Q-Tip: Honnêtement, je n’ai jamais cru une seconde qu’une telle situation allait se présenter dans ce pays. Surtout en regard des deux dernières élections et de tous les problèmes touchant aux questions de races qui jalonnent l’histoire américaine. Lorsque Obama est entré dans la course, je me suis dit qu’il pouvait y avoir une grande opportunité et grâce à Dieu, les Américains ont su dépasser les stigmatisations pour ériger ce moment extraordinaire. Je pense tout d’abord qu’il est une personne foncièrement honnête. Même s’il reste un politicien, qui doit raconter quelquefois mensonges, j’ai le profond sentiment qu’il est quelqu’un de loyal et qu’il sait prendre de la distance par rapport à cette situation et ses obligations. Il a également une exceptionnelle capacité à se focaliser sur des sujets, ainsi qu’une éloquence hors du commun. Ce sont deux qualités qui, à elles seules, le posent déjà comme quelqu’un à même d’être étudié et révéré.
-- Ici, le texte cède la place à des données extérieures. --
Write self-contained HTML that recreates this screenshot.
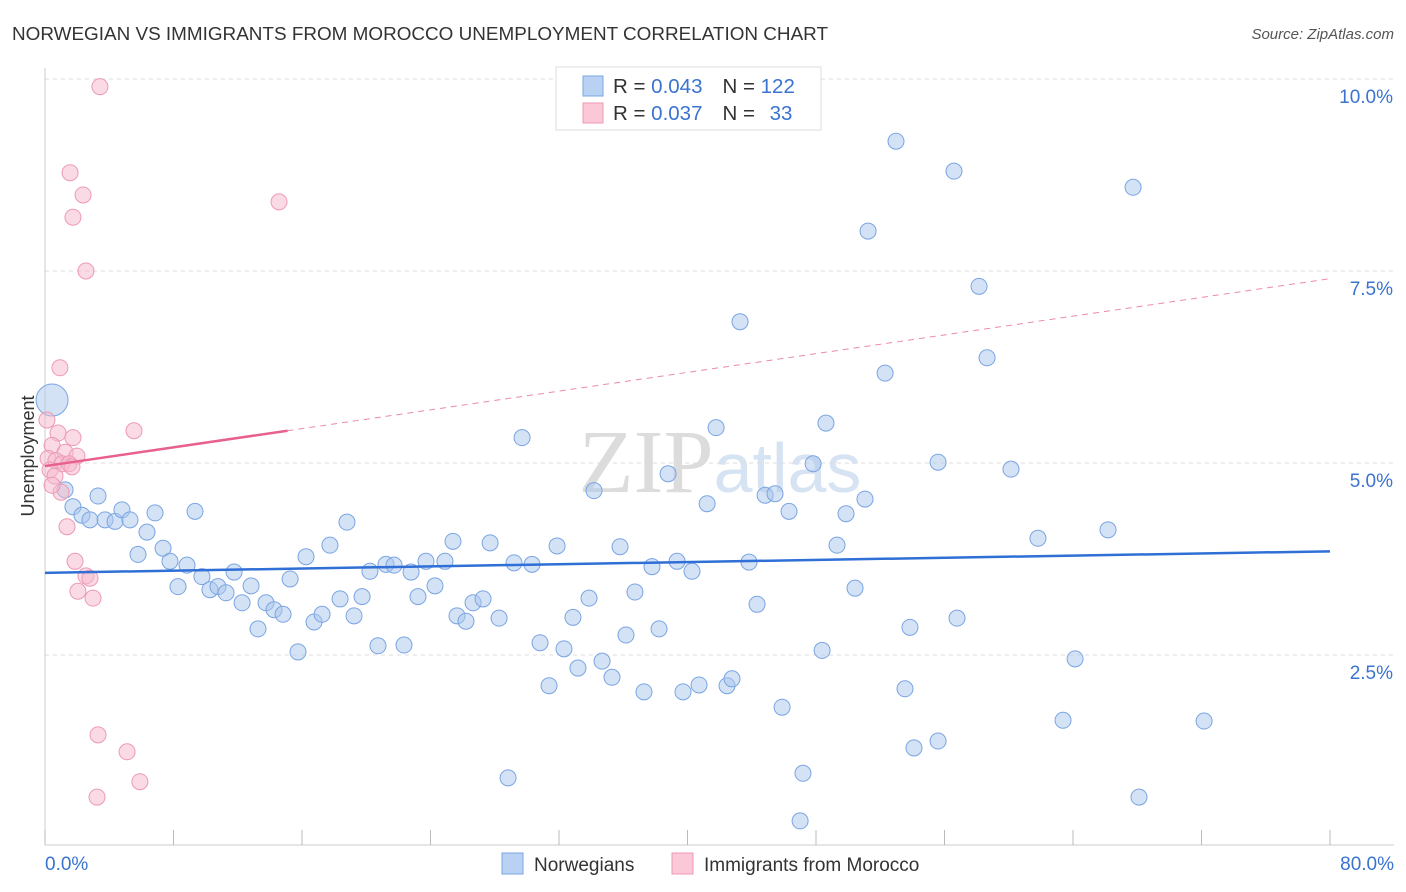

Q: Les traditions musicales afro-américaines ont toujours eu un rôle déterminant dans la diffusion de messages politiques. Est-il possible d’estimer quelle est la part de cette influence dans cette élection ?
Q-Tip: Je pense que le rôle du hip-hop est énorme. Depuis plus de 30 ans, le hip-hop est parvenu à fragiliser la carapace derrière laquelle les classes moyennes blanches américaines étaient regroupées en leur permettant de découvrir quel était le mode d’existence des Afro-Amércains. Voir Run DMC pour la première fois à la télévision, écouter Grandmaster Flash, regarder un film dans lequel joue Tupac ou aller à un concert de A Tribe Called Quest, tout cela a participé à rendre la culture afro-américaine toujours plus acceptable. Cela a eu autant d’impact que la philosophie ou les discours de Barack Obama.
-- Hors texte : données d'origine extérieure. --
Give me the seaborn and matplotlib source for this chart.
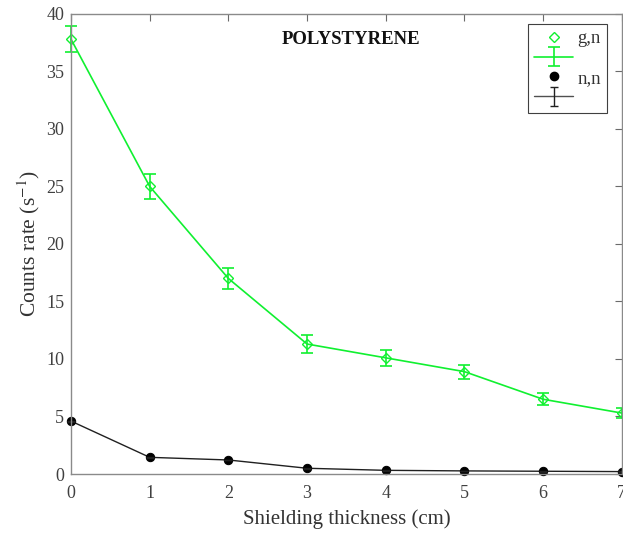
import seaborn as sns
import pandas as pd
import matplotlib.pyplot as plt
from matplotlib.lines import Line2D
from matplotlib.legend_handler import HandlerTuple

thickness = [0, 1, 2, 3, 4, 5, 6, 7]  # cm
gn_rate = [37.8, 25.0, 17.0, 11.3, 10.1, 8.9, 6.5, 5.3]
gn_err = [1.15, 1.05, 0.9, 0.75, 0.7, 0.6, 0.5, 0.45]
nn_rate = [4.6, 1.45, 1.22, 0.5, 0.32, 0.27, 0.24, 0.21]
nn_err = [0.05, 0.04, 0.04, 0.03, 0.03, 0.03, 0.03, 0.03]

GREEN = "#10f030"
GREY = "#6a6a6a"

sns.set_theme(style="white")
plt.rcParams["font.family"] = ["Liberation Serif", "DejaVu Serif"]
plt.rcParams["mathtext.fontset"] = "stix"

df = pd.DataFrame({"x": thickness, "gn": gn_rate, "nn": nn_rate})

fig = plt.figure(figsize=(6.23, 5.35), dpi=100)
ax = fig.add_axes([0.114, 0.114, 0.884, 0.86])

sns.lineplot(data=df, x="x", y="gn", color=GREEN, lw=1.2, marker="D", markersize=5,
             markerfacecolor="none", markeredgecolor=GREEN, markeredgewidth=1.0,
             clip_on=False, ax=ax)
eb_g = ax.errorbar(thickness, gn_rate, yerr=gn_err, fmt="none", ecolor=GREEN,
                   elinewidth=1.2, capsize=4, capthick=1.2, clip_on=False)
sns.lineplot(data=df, x="x", y="nn", color="#202020", lw=1.0, marker="o", markersize=6,
             markerfacecolor="black", markeredgecolor="black", clip_on=False, ax=ax)
eb_n = ax.errorbar(thickness, nn_rate, yerr=nn_err, fmt="none", ecolor="#202020",
                   elinewidth=1.0, capsize=3, capthick=1.0, clip_on=False)

ax.set_xlim(0, 7)
ax.set_ylim(0, 40)
ax.set_xticks(range(0, 8))
ax.set_yticks(range(0, 41, 5))
ax.tick_params(direction="in", length=5, width=0.8, colors=GREY, labelsize=13,
               top=True, right=True, labelcolor="#404040")
ax.tick_params(axis="x", pad=8)
ax.tick_params(axis="y", pad=5)
for s in ax.spines.values():
    s.set_color("#8a8a8a")
    s.set_linewidth(1.0)

ax.set_xlabel("Shielding thickness (cm)", fontsize=15, color="#333333", labelpad=5)
ax.set_ylabel("Counts rate (s$^{-1}$)", fontsize=15.5, color="#333333", labelpad=3)
ax.text(0.508, 0.945, "POLYSTYRENE", transform=ax.transAxes, ha="center", va="center",
        fontsize=13.5, fontweight="bold", color="#111111")

handles = [
    Line2D([], [], ls="none", marker="D", markersize=5, mfc="none", mec=GREEN),
    (Line2D([], [], color=GREEN, lw=1.2), eb_g),
    Line2D([], [], ls="none", marker="o", markersize=6, mfc="black", mec="black"),
    (Line2D([], [], color="#505050", lw=1.0), eb_n),
]
labels = ["g,n", "", "n,n", ""]
leg = ax.legend(handles, labels, loc="upper right", bbox_to_anchor=(0.9728, 0.978),
                borderaxespad=0, handler_map={tuple: HandlerTuple(ndivide=1)},
                fontsize=13.5, frameon=True, fancybox=False, edgecolor="#404040",
                framealpha=1, handlelength=2.1, borderpad=0.32, labelspacing=0.15,
                handletextpad=0.2)
leg.get_frame().set_linewidth(0.8)
for t in leg.get_texts():
    t.set_color("#333333")

fig.savefig("out.png", dpi=100)
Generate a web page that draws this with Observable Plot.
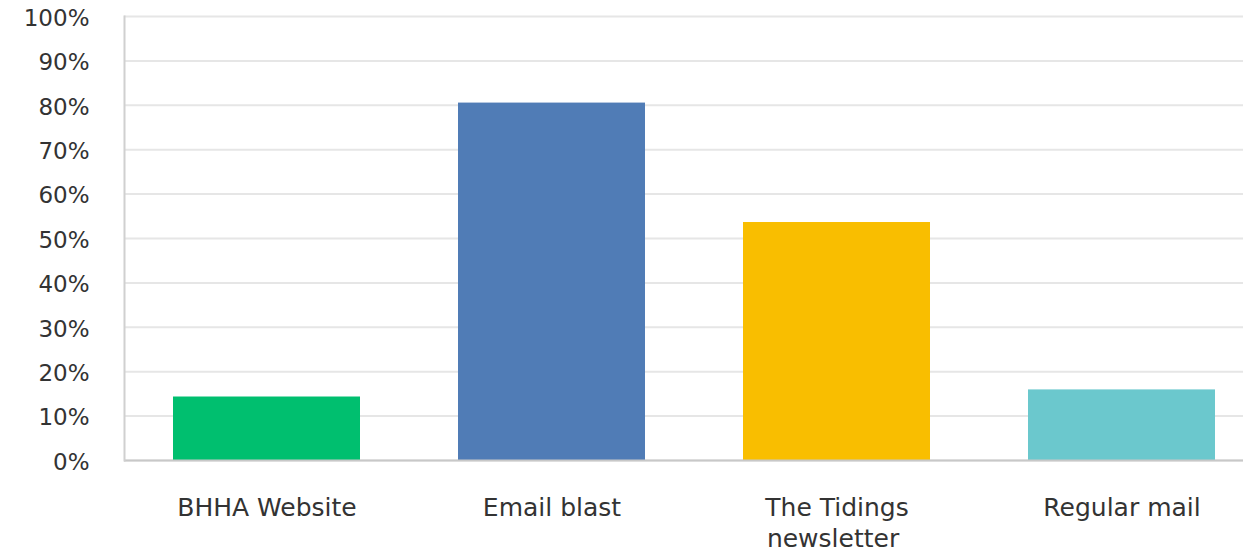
<!DOCTYPE html>
<html>
<head>
<meta charset="utf-8">
<script src="https://cdn.jsdelivr.net/npm/d3@7"></script>
<script src="https://cdn.jsdelivr.net/npm/@observablehq/plot@0.6"></script>
<style>
  html, body { margin: 0; padding: 0; background: #fff; }
</style>
</head>
<body>
<div id="chart"></div>
<script>
const categories = ["BHHA Website", "Email blast", "The Tidings\nnewsletter", "Regular mail"];
const values = [14.3, 80.5, 53.6, 15.9];
const colors = ["#00BF6F", "#507CB6", "#F9BE00", "#6BC8CD"];
const yTicks = [0, 10, 20, 30, 40, 50, 60, 70, 80, 90, 100];

const data = categories.map((c, i) => ({category: c, value: values[i]}));

// pad shorter lines so multi-line labels look left-aligned within a centered block
const padLines = s => {
  const lines = s.split("\n");
  const n = Math.max(...lines.map(l => l.length));
  return lines.map(l => l + "\u00a0".repeat(n - l.length)).join("\n");
};

const chart = Plot.plot({
  width: 1243,
  height: 552,
  marginLeft: 124,
  marginRight: 0,
  marginTop: 16,
  marginBottom: 92,
  style: {fontFamily: "DejaVu Sans", fontSize: "23px", color: "#333", background: "#fff"},
  x: {domain: categories, range: [124, 1265], paddingInner: 0.343, paddingOuter: 0.172, label: null, axis: null},
  y: {domain: [0, 100], label: null, axis: null},
  color: {domain: categories, range: colors},
  marks: [
    Plot.gridY(yTicks, {stroke: "#e6e6e6", strokeOpacity: 1, strokeWidth: 2}),
    Plot.barY(data, {x: "category", y: "value", fill: "category"}),
    Plot.ruleY([0], {stroke: "#c8c8c8", strokeWidth: 2}),
    Plot.frame({anchor: "left", stroke: "#d0d0d0", strokeWidth: 2}),
    Plot.axisY(yTicks, {tickSize: 0, tickPadding: 35, dy: 2, tickFormat: d => d + "%", fontSize: 23, fill: "#333", label: null}),
    Plot.axisX({tickSize: 0, tickPadding: 33, lineHeight: 1.25, fontSize: 25, fill: "#333", label: null, tickFormat: padLines})
  ]
});
document.getElementById("chart").appendChild(chart);
</script>
</body>
</html>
Q: En regard de vos différents projets, vous avez par conséquent le sentiment d’avoir contribuer à cette victoire?
Q-Tip: J’ai rencontré beaucoup de personnes blanches qui m’ont avoué avoir commencé à écouter du hip-hop à travers A Tribe Called Quest. Ils pouvaient également entendre les Beastie Boys, Public Enemy ou Run DMC, mais ces groupes véhiculaient des messages plutôt angoissés ou révoltés que tu n’écoutes pas vraiment. C’est une musique pour faire la fête avant tout. Avec A Tribe Called Quest s’était un peu différent, car tu pouvais également l’écouter en conduisant ta voiture, en faisant ta vaisselle, après avoir étudié, etc. Le public blanc appréciait particulièrement, car il s’agissait d’une musique qui pouvait être jouée à tout moment, qui n’était pas réservée uniquement pour des occasions particulières. C’est à ce titre que je pense que nous avons également eu notre part d’influence.
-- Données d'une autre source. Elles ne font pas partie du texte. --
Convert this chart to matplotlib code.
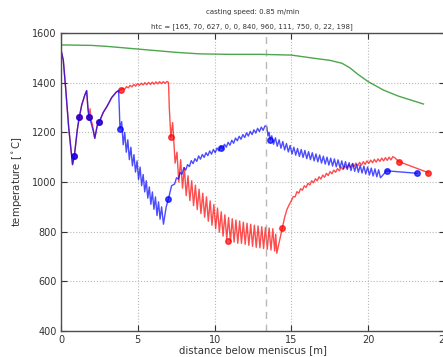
import numpy as np
import matplotlib.pyplot as plt

# shell temperatures along the strand
green_x = [0, 2, 3, 4.5, 6, 7.5, 9, 11, 13, 15, 16.5, 17.5, 18.3, 18.8, 19.3, 20, 21, 22, 23.6]
green_y = [1552, 1550, 1546, 1538, 1530, 1522, 1516, 1514, 1514, 1511, 1498, 1490, 1478,
           1460, 1435, 1404, 1370, 1345, 1314]

blue_x = [0, 0.15, 0.3, 0.5, 0.75, 0.87, 1.06, 1.19, 1.35, 1.55, 1.67, 1.75, 1.82, 1.95,
          2.1, 2.2, 2.35, 2.5, 2.75, 3.0, 3.3, 3.6, 3.75, 3.8, 3.84,
          3.95, 4.05, 4.15, 4.25, 4.35, 4.45, 4.55, 4.65, 4.75, 4.85, 4.95, 5.05, 5.15, 5.25,
          5.35, 5.45, 5.55, 5.65, 5.75, 5.85, 5.95, 6.05, 6.15, 6.25, 6.35, 6.45, 6.55, 6.67,
          6.85, 6.99, 7.2,
          7.40, 7.52, 7.64, 7.76, 7.88, 8.00, 8.12, 8.24, 8.36, 8.48, 8.60, 8.72, 8.84, 8.96,
          9.08, 9.20, 9.32, 9.44, 9.56, 9.68, 9.80, 9.92, 10.04, 10.16, 10.28, 10.40, 10.52,
          10.64, 10.76, 10.88, 11.00, 11.12, 11.24, 11.36, 11.48, 11.60, 11.72, 11.84, 11.96,
          12.08, 12.20, 12.32, 12.44, 12.56, 12.68, 12.80, 12.92, 13.04, 13.16, 13.28, 13.40,
          13.48, 13.55, 13.62,
          13.72, 13.84, 13.96, 14.08, 14.20, 14.32, 14.44, 14.56, 14.68, 14.80, 14.92, 15.04,
          15.16, 15.28, 15.40, 15.52, 15.64, 15.76, 15.88, 16.00, 16.12, 16.24, 16.36, 16.48,
          16.60, 16.72, 16.84, 16.96, 17.08, 17.20, 17.32, 17.44, 17.56, 17.68, 17.80, 17.92,
          18.04, 18.16, 18.28, 18.40, 18.52, 18.64, 18.76, 18.88, 19.00, 19.12, 19.24, 19.36,
          19.48, 19.60, 19.72, 19.84, 19.96, 20.08, 20.20, 20.32, 20.44, 20.56, 20.68, 20.80,
          21.2, 23.2]
blue_y = [1532, 1490, 1380, 1220, 1070, 1105, 1210, 1261, 1310, 1350, 1368, 1300, 1261, 1240,
          1205, 1176, 1225, 1243, 1280, 1305, 1340, 1362, 1368, 1290, 1214,
          1243, 1150, 1200, 1120, 1170, 1090, 1140, 1065, 1110, 1040, 1085, 1010, 1060, 985,
          1030, 960, 1005, 935, 980, 910, 960, 890, 940, 865, 920, 850, 900, 830,
          900, 931, 985,
          992, 1017, 1012, 1038, 1032, 1058, 1048, 1070, 1062, 1086, 1074, 1094, 1083, 1105,
          1092, 1111, 1099, 1118, 1106, 1125, 1112, 1131, 1118, 1137, 1125, 1144, 1133,
          1152, 1140, 1160, 1148, 1168, 1156, 1177, 1166, 1184, 1172, 1191, 1179,
          1198, 1185, 1204, 1191, 1210, 1197, 1216, 1203, 1221, 1208, 1226, 1222,
          1185, 1200, 1170,
          1186, 1152, 1178, 1144, 1170, 1136, 1163, 1129, 1155, 1121, 1147, 1113,
          1140, 1108, 1135, 1103, 1131, 1099, 1127, 1094, 1122, 1090, 1118, 1085,
          1113, 1081, 1109, 1076, 1104, 1072, 1100, 1068, 1096, 1064, 1093, 1061,
          1089, 1057, 1085, 1054, 1082, 1050, 1078, 1046, 1075, 1043, 1071, 1039,
          1067, 1036, 1064, 1032, 1060, 1028, 1056, 1024, 1053, 1021, 1049, 1017,
          1045, 1035]
blue_mx = [0.87, 1.19, 1.82, 2.5, 3.84, 6.99, 10.4, 13.62, 21.2, 23.2]
blue_my = [1105, 1261, 1261, 1243, 1214, 931, 1136, 1170, 1045, 1035]

red_x = [0, 0.15, 0.3, 0.5, 0.75, 0.87, 1.06, 1.19, 1.35, 1.55, 1.67, 1.75, 1.82, 1.89,
         1.95, 2.05, 2.2, 2.35, 2.5, 2.75, 3.0, 3.3, 3.6, 3.75, 3.9,
         4.02, 4.14, 4.26, 4.38, 4.50, 4.62, 4.74, 4.86, 4.98, 5.10, 5.22, 5.34, 5.46, 5.58,
         5.70, 5.82, 5.94, 6.06, 6.18, 6.30, 6.42, 6.54, 6.66, 6.78, 6.90, 7.00,
         7.05, 7.15, 7.27, 7.43, 7.55, 7.67, 7.79, 7.91, 8.03, 8.15, 8.27, 8.39, 8.51, 8.63,
         8.75, 8.87, 8.99, 9.11, 9.23, 9.35, 9.47, 9.59, 9.71, 9.83, 9.95, 10.07, 10.19,
         10.31, 10.43, 10.55, 10.67, 10.79, 10.91, 11.03, 11.15, 11.27, 11.39, 11.51, 11.63,
         11.75, 11.87, 11.99, 12.11, 12.23, 12.35, 12.47, 12.59, 12.71, 12.83, 12.95, 13.07,
         13.19, 13.31, 13.43, 13.55, 13.67, 13.79, 13.91, 13.98, 14.05,
         14.25, 14.4, 14.55, 14.7, 14.85, 15.0,
         15.12, 15.24, 15.36, 15.48, 15.60, 15.72, 15.84, 15.96, 16.08, 16.20, 16.32, 16.44,
         16.56, 16.68, 16.80, 16.92, 17.04, 17.16, 17.28, 17.40, 17.52, 17.64, 17.76, 17.88,
         18.00, 18.12, 18.24, 18.36, 18.48, 18.60, 18.72, 18.84, 18.96, 19.08, 19.20, 19.32,
         19.44, 19.56, 19.68, 19.80, 19.92, 20.04, 20.16, 20.28, 20.40, 20.52, 20.64, 20.76,
         20.88, 21.00, 21.12, 21.24, 21.36, 21.48, 21.60, 21.72,
         22.0, 23.9]
red_y = [1532, 1490, 1380, 1220, 1070, 1105, 1210, 1261, 1310, 1350, 1368, 1300, 1261, 1295,
         1250, 1230, 1176, 1225, 1243, 1280, 1305, 1340, 1362, 1368, 1371,
         1378, 1373, 1384, 1379, 1389, 1383, 1393, 1386, 1396, 1389, 1398, 1391, 1400, 1392,
         1401, 1393, 1402, 1394, 1403, 1395, 1404, 1396, 1404, 1397, 1405, 1401,
         1300, 1180, 1239, 1076, 1120, 1000, 1090, 975, 1058, 945, 1025, 925, 1005, 905,
         987, 889, 971, 873, 955, 858, 940, 842, 924, 826, 909, 812, 895,
         798, 880, 782, 868, 770, 857, 762, 852, 758, 847, 753, 843,
         753, 838, 749, 834, 745, 830, 741, 826, 737, 823, 735, 820,
         732, 817, 729, 815, 726, 812, 722, 790, 713,
         770, 814, 855, 888, 908, 925,
         941, 940, 961, 955, 973, 967, 985, 978, 995, 988, 1005, 997,
         1013, 1005, 1021, 1012, 1028, 1019, 1035, 1026, 1042, 1033, 1048, 1039,
         1054, 1045, 1060, 1050, 1065, 1056, 1070, 1059, 1073, 1062, 1076, 1065,
         1079, 1068, 1082, 1071, 1085, 1075, 1088, 1078, 1091, 1080, 1093, 1083,
         1096, 1085, 1098, 1087, 1100, 1089, 1102, 1098,
         1082, 1038]
red_mx = [0.87, 1.19, 1.82, 2.5, 3.9, 7.15, 10.86, 14.4, 22.0, 23.9]
red_my = [1105, 1261, 1261, 1243, 1371, 1180, 764, 814, 1082, 1038]

x_end_mould = 13.35
htc = [165, 70, 627, 0, 0, 840, 960, 111, 750, 0, 22, 198]

fig = plt.figure(figsize=(4.43, 3.57), dpi=100)
ax = fig.add_axes([0.1377, 0.0728, 0.8668, 0.8348])

ax.plot(green_x, green_y, color='g', lw=1.0, alpha=0.7)
ax.plot(red_x, red_y, color='r', lw=1.0, alpha=0.7)
ax.plot(red_mx, red_my, 'o', color='r', ms=4, alpha=0.7, mec='r')
ax.plot(blue_x, blue_y, color='b', lw=1.0, alpha=0.7)
ax.plot(blue_mx, blue_my, 'o', color='b', ms=4, alpha=0.7, mec='b')
ax.axvline(x_end_mould, color='0.6', ls='--', lw=1.0, alpha=0.7, dashes=(5, 4))

ax.set_xlim(0, 25)
ax.set_ylim(400, 1600)
ax.set_xticks([0, 5, 10, 15, 20, 25])
ax.set_yticks([400, 600, 800, 1000, 1200, 1400, 1600])
ax.grid(True, ls=':', color='0.72', lw=0.8)
ax.tick_params(direction='in', top=True, right=True, labelsize=7, length=4,
               colors='0.2', pad=3)
for s in ax.spines.values():
    s.set_color('0.3')
    s.set_linewidth(1.0)

ax.set_xlabel('distance below meniscus [m]', fontsize=7.3, color='0.2', labelpad=0)
ax.set_ylabel(r'temperature [$^\circ$C]', fontsize=7.3, color='0.2', labelpad=6)

fig.text(253 / 443, 1 - 12 / 357, 'casting speed: 0.85 m/min', fontsize=5,
         ha='center', va='center', color='0.2')
fig.text(252 / 443, 1 - 27 / 357, 'htc = ' + str(htc), fontsize=5,
         ha='center', va='center', color='0.2')

fig.savefig('out.png', dpi=100)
Q: Le fait d’avoir Obama comme président risque d’impliquer passablement de transformations dans le milieu hip-hop. La pertinence de certaines revendications, notamment en regard des questions de race, risque d’être passablement bouleversée ?
Q-Tip: S’il doit y avoir une nouvelle étape dans le hip-hop cela ne renvoie pas nécessairement à Obama ou aux questions de races. Il va bien entendu avoir une grande influence, mais c’est avant tout la manière dont il va gérer sa présidence qui va avoir de l’impact. Nous sommes actuellement en train de vivre une véritable lune de miel dans le monde entier. Le monde entier jubile d’avoir pu éjecter ce Fuckin' Bush qui était tellement mauvais qu’il aura même fallu un Afro-Américain pour le chasser. Même si on peut légitimement trouver que c’est la bonne personne, au bout du compte c’est à travers son mandat et ses actions qu’Obama devra être jugé…

La transmission devient de plus en plus crépitante, et nous devons raccrocher sans connaître la fin de son argumentation. Lorsque la ligne est enfin rétablie, j’entends parfaitement Q-Tip, mais il est pressé et nous avons juste le temps de régler quelques formalités. Concernant l’avenir du hip-hop, il prendra tout de même le soin d’ajouter une remarque élogieuse à propos des Cool Kids:

Q-Tip: Je les aime beaucoup, ils sont brillants,… ils sont le futur du hip-hop.